— Start of Data section —

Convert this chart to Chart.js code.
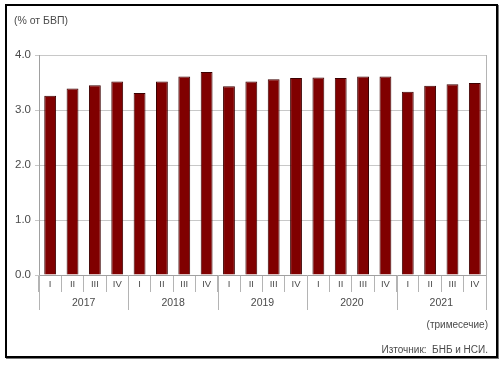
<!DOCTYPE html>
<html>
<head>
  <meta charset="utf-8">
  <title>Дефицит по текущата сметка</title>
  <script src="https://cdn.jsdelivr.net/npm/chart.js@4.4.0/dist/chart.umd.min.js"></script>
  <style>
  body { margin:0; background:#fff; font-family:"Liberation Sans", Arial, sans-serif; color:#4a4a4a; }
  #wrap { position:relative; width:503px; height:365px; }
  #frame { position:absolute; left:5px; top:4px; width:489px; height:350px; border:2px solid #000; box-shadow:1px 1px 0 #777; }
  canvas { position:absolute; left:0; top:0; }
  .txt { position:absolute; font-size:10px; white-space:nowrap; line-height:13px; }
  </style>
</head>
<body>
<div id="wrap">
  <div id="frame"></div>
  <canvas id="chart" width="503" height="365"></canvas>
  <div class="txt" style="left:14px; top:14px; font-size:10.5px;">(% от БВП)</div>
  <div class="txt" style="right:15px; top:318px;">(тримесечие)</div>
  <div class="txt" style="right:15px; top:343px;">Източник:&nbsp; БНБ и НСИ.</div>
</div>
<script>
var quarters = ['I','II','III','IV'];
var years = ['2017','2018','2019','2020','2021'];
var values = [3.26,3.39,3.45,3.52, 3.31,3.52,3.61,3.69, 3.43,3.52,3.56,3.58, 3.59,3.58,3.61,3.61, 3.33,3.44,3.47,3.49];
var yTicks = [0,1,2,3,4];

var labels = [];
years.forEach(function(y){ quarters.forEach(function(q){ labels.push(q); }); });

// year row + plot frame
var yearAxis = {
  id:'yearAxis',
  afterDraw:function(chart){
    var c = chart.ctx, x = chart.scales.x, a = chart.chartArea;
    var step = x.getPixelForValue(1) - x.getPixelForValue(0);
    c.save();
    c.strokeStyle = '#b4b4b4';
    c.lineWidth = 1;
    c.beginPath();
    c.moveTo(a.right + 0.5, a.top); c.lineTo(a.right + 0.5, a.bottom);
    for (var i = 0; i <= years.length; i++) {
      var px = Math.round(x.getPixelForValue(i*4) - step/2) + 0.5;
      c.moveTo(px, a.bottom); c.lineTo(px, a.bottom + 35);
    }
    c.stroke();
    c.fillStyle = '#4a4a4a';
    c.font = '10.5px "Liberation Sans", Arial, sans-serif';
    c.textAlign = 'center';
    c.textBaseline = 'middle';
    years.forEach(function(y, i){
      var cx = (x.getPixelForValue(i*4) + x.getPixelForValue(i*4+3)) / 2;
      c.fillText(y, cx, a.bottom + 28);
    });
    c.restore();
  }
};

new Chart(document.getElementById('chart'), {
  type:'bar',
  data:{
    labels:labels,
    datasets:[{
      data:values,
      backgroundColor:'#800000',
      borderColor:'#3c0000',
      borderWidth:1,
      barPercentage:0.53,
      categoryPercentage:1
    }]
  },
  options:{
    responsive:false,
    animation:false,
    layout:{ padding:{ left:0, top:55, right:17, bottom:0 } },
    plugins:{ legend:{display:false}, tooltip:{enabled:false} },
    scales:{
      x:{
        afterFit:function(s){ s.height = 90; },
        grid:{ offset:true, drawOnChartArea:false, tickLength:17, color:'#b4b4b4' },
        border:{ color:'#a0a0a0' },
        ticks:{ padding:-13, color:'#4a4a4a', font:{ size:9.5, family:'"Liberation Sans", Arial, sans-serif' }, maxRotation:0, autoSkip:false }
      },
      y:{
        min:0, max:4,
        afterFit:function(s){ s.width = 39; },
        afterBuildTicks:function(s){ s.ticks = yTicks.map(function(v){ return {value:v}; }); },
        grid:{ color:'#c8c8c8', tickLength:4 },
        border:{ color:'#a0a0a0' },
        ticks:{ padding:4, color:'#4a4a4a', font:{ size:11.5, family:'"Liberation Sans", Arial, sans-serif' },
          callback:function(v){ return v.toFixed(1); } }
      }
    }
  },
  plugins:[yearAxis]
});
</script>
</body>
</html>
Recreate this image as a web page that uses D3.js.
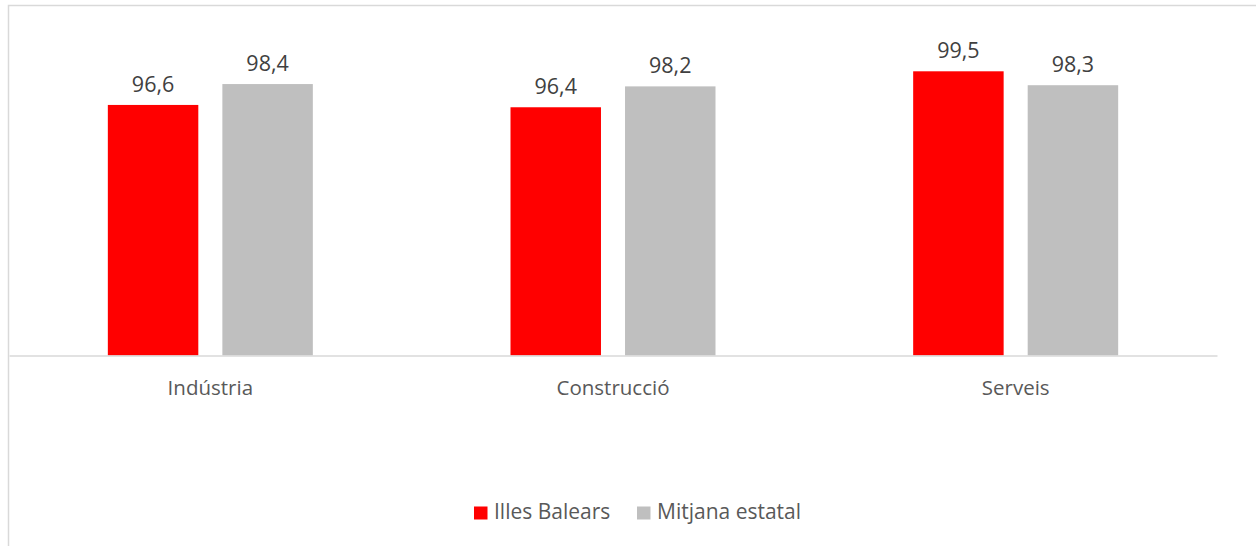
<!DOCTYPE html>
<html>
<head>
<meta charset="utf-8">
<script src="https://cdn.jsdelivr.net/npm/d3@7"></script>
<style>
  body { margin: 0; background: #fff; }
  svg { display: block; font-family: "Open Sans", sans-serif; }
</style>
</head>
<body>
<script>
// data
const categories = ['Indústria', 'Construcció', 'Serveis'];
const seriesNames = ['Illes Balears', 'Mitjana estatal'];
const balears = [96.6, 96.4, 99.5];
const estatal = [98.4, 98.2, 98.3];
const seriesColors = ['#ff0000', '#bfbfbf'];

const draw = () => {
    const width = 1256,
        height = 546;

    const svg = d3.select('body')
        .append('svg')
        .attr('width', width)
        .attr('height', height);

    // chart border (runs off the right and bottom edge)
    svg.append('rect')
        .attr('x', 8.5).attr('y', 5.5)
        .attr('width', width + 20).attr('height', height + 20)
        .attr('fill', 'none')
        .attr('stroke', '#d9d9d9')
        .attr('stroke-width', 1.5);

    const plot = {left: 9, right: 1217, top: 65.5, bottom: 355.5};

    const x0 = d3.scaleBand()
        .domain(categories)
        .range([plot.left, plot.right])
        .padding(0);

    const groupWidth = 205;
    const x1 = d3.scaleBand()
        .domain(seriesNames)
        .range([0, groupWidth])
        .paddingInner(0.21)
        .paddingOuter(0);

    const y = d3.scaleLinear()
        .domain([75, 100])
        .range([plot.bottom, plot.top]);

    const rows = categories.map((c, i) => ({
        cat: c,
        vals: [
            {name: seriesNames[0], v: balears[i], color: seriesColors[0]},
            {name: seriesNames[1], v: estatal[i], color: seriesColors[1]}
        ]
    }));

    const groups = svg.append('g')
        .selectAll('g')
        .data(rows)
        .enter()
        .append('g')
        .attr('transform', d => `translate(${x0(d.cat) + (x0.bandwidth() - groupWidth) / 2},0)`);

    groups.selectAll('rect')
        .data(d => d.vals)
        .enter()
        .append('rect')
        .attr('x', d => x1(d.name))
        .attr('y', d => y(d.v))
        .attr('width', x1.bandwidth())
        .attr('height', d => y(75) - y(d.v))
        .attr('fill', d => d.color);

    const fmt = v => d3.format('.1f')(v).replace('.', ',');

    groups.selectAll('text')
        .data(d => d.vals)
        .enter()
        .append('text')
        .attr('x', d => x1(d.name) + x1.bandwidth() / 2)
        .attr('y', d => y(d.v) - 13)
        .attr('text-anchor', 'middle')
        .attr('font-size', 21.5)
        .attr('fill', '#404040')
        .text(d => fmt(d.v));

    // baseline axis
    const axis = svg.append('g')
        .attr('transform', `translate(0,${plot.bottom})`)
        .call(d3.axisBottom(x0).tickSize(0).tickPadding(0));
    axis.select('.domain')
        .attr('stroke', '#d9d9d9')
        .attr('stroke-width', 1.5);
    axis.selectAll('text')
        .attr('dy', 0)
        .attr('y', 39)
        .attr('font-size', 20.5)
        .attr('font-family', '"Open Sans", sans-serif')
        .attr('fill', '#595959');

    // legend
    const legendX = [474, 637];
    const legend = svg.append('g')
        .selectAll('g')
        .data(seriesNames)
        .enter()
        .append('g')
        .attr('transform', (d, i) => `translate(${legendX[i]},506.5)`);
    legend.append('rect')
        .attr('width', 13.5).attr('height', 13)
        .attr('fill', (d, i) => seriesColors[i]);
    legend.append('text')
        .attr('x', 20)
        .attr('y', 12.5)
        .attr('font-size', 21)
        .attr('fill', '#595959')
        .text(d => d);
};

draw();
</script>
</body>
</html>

— End of Data section —

> **Set exercise**
Omit pictures; set down the rest of the material word for word.

> **Result of the exercise**
Convert this chart to Chart.js code.
<!DOCTYPE html>
<html>
<head>
  <meta charset="utf-8">
  <title>Дефицит по текущата сметка</title>
  <script src="https://cdn.jsdelivr.net/npm/chart.js@4.4.0/dist/chart.umd.min.js"></script>
  <style>
  body { margin:0; background:#fff; font-family:"Liberation Sans", Arial, sans-serif; color:#4a4a4a; }
  #wrap { position:relative; width:503px; height:365px; }
  #frame { position:absolute; left:5px; top:4px; width:489px; height:350px; border:2px solid #000; box-shadow:1px 1px 0 #777; }
  canvas { position:absolute; left:0; top:0; }
  .txt { position:absolute; font-size:10px; white-space:nowrap; line-height:13px; }
  </style>
</head>
<body>
<div id="wrap">
  <div id="frame"></div>
  <canvas id="chart" width="503" height="365"></canvas>
  <div class="txt" style="left:14px; top:14px; font-size:10.5px;">(% от БВП)</div>
  <div class="txt" style="right:15px; top:318px;">(тримесечие)</div>
  <div class="txt" style="right:15px; top:343px;">Източник:&nbsp; БНБ и НСИ.</div>
</div>
<script>
var quarters = ['I','II','III','IV'];
var years = ['2017','2018','2019','2020','2021'];
var values = [3.26,3.39,3.45,3.52, 3.31,3.52,3.61,3.69, 3.43,3.52,3.56,3.58, 3.59,3.58,3.61,3.61, 3.33,3.44,3.47,3.49];
var yTicks = [0,1,2,3,4];

var labels = [];
years.forEach(function(y){ quarters.forEach(function(q){ labels.push(q); }); });

// year row + plot frame
var yearAxis = {
  id:'yearAxis',
  afterDraw:function(chart){
    var c = chart.ctx, x = chart.scales.x, a = chart.chartArea;
    var step = x.getPixelForValue(1) - x.getPixelForValue(0);
    c.save();
    c.strokeStyle = '#b4b4b4';
    c.lineWidth = 1;
    c.beginPath();
    c.moveTo(a.right + 0.5, a.top); c.lineTo(a.right + 0.5, a.bottom);
    for (var i = 0; i <= years.length; i++) {
      var px = Math.round(x.getPixelForValue(i*4) - step/2) + 0.5;
      c.moveTo(px, a.bottom); c.lineTo(px, a.bottom + 35);
    }
    c.stroke();
    c.fillStyle = '#4a4a4a';
    c.font = '10.5px "Liberation Sans", Arial, sans-serif';
    c.textAlign = 'center';
    c.textBaseline = 'middle';
    years.forEach(function(y, i){
      var cx = (x.getPixelForValue(i*4) + x.getPixelForValue(i*4+3)) / 2;
      c.fillText(y, cx, a.bottom + 28);
    });
    c.restore();
  }
};

new Chart(document.getElementById('chart'), {
  type:'bar',
  data:{
    labels:labels,
    datasets:[{
      data:values,
      backgroundColor:'#800000',
      borderColor:'#3c0000',
      borderWidth:1,
      barPercentage:0.53,
      categoryPercentage:1
    }]
  },
  options:{
    responsive:false,
    animation:false,
    layout:{ padding:{ left:0, top:55, right:17, bottom:0 } },
    plugins:{ legend:{display:false}, tooltip:{enabled:false} },
    scales:{
      x:{
        afterFit:function(s){ s.height = 90; },
        grid:{ offset:true, drawOnChartArea:false, tickLength:17, color:'#b4b4b4' },
        border:{ color:'#a0a0a0' },
        ticks:{ padding:-13, color:'#4a4a4a', font:{ size:9.5, family:'"Liberation Sans", Arial, sans-serif' }, maxRotation:0, autoSkip:false }
      },
      y:{
        min:0, max:4,
        afterFit:function(s){ s.width = 39; },
        afterBuildTicks:function(s){ s.ticks = yTicks.map(function(v){ return {value:v}; }); },
        grid:{ color:'#c8c8c8', tickLength:4 },
        border:{ color:'#a0a0a0' },
        ticks:{ padding:4, color:'#4a4a4a', font:{ size:11.5, family:'"Liberation Sans", Arial, sans-serif' },
          callback:function(v){ return v.toFixed(1); } }
      }
    }
  },
  plugins:[yearAxis]
});
</script>
</body>
</html>
Recreate this image as a web page that uses D3.js.
<!DOCTYPE html>
<html>
<head>
<meta charset="utf-8">
<script src="https://cdn.jsdelivr.net/npm/d3@7"></script>
<style>
  body { margin: 0; background: #fff; }
  svg { display: block; font-family: "Open Sans", sans-serif; }
</style>
</head>
<body>
<script>
// data
const categories = ['Indústria', 'Construcció', 'Serveis'];
const seriesNames = ['Illes Balears', 'Mitjana estatal'];
const balears = [96.6, 96.4, 99.5];
const estatal = [98.4, 98.2, 98.3];
const seriesColors = ['#ff0000', '#bfbfbf'];

const draw = () => {
    const width = 1256,
        height = 546;

    const svg = d3.select('body')
        .append('svg')
        .attr('width', width)
        .attr('height', height);

    // chart border (runs off the right and bottom edge)
    svg.append('rect')
        .attr('x', 8.5).attr('y', 5.5)
        .attr('width', width + 20).attr('height', height + 20)
        .attr('fill', 'none')
        .attr('stroke', '#d9d9d9')
        .attr('stroke-width', 1.5);

    const plot = {left: 9, right: 1217, top: 65.5, bottom: 355.5};

    const x0 = d3.scaleBand()
        .domain(categories)
        .range([plot.left, plot.right])
        .padding(0);

    const groupWidth = 205;
    const x1 = d3.scaleBand()
        .domain(seriesNames)
        .range([0, groupWidth])
        .paddingInner(0.21)
        .paddingOuter(0);

    const y = d3.scaleLinear()
        .domain([75, 100])
        .range([plot.bottom, plot.top]);

    const rows = categories.map((c, i) => ({
        cat: c,
        vals: [
            {name: seriesNames[0], v: balears[i], color: seriesColors[0]},
            {name: seriesNames[1], v: estatal[i], color: seriesColors[1]}
        ]
    }));

    const groups = svg.append('g')
        .selectAll('g')
        .data(rows)
        .enter()
        .append('g')
        .attr('transform', d => `translate(${x0(d.cat) + (x0.bandwidth() - groupWidth) / 2},0)`);

    groups.selectAll('rect')
        .data(d => d.vals)
        .enter()
        .append('rect')
        .attr('x', d => x1(d.name))
        .attr('y', d => y(d.v))
        .attr('width', x1.bandwidth())
        .attr('height', d => y(75) - y(d.v))
        .attr('fill', d => d.color);

    const fmt = v => d3.format('.1f')(v).replace('.', ',');

    groups.selectAll('text')
        .data(d => d.vals)
        .enter()
        .append('text')
        .attr('x', d => x1(d.name) + x1.bandwidth() / 2)
        .attr('y', d => y(d.v) - 13)
        .attr('text-anchor', 'middle')
        .attr('font-size', 21.5)
        .attr('fill', '#404040')
        .text(d => fmt(d.v));

    // baseline axis
    const axis = svg.append('g')
        .attr('transform', `translate(0,${plot.bottom})`)
        .call(d3.axisBottom(x0).tickSize(0).tickPadding(0));
    axis.select('.domain')
        .attr('stroke', '#d9d9d9')
        .attr('stroke-width', 1.5);
    axis.selectAll('text')
        .attr('dy', 0)
        .attr('y', 39)
        .attr('font-size', 20.5)
        .attr('font-family', '"Open Sans", sans-serif')
        .attr('fill', '#595959');

    // legend
    const legendX = [474, 637];
    const legend = svg.append('g')
        .selectAll('g')
        .data(seriesNames)
        .enter()
        .append('g')
        .attr('transform', (d, i) => `translate(${legendX[i]},506.5)`);
    legend.append('rect')
        .attr('width', 13.5).attr('height', 13)
        .attr('fill', (d, i) => seriesColors[i]);
    legend.append('text')
        .attr('x', 20)
        .attr('y', 12.5)
        .attr('font-size', 21)
        .attr('fill', '#595959')
        .text(d => d);
};

draw();
</script>
</body>
</html>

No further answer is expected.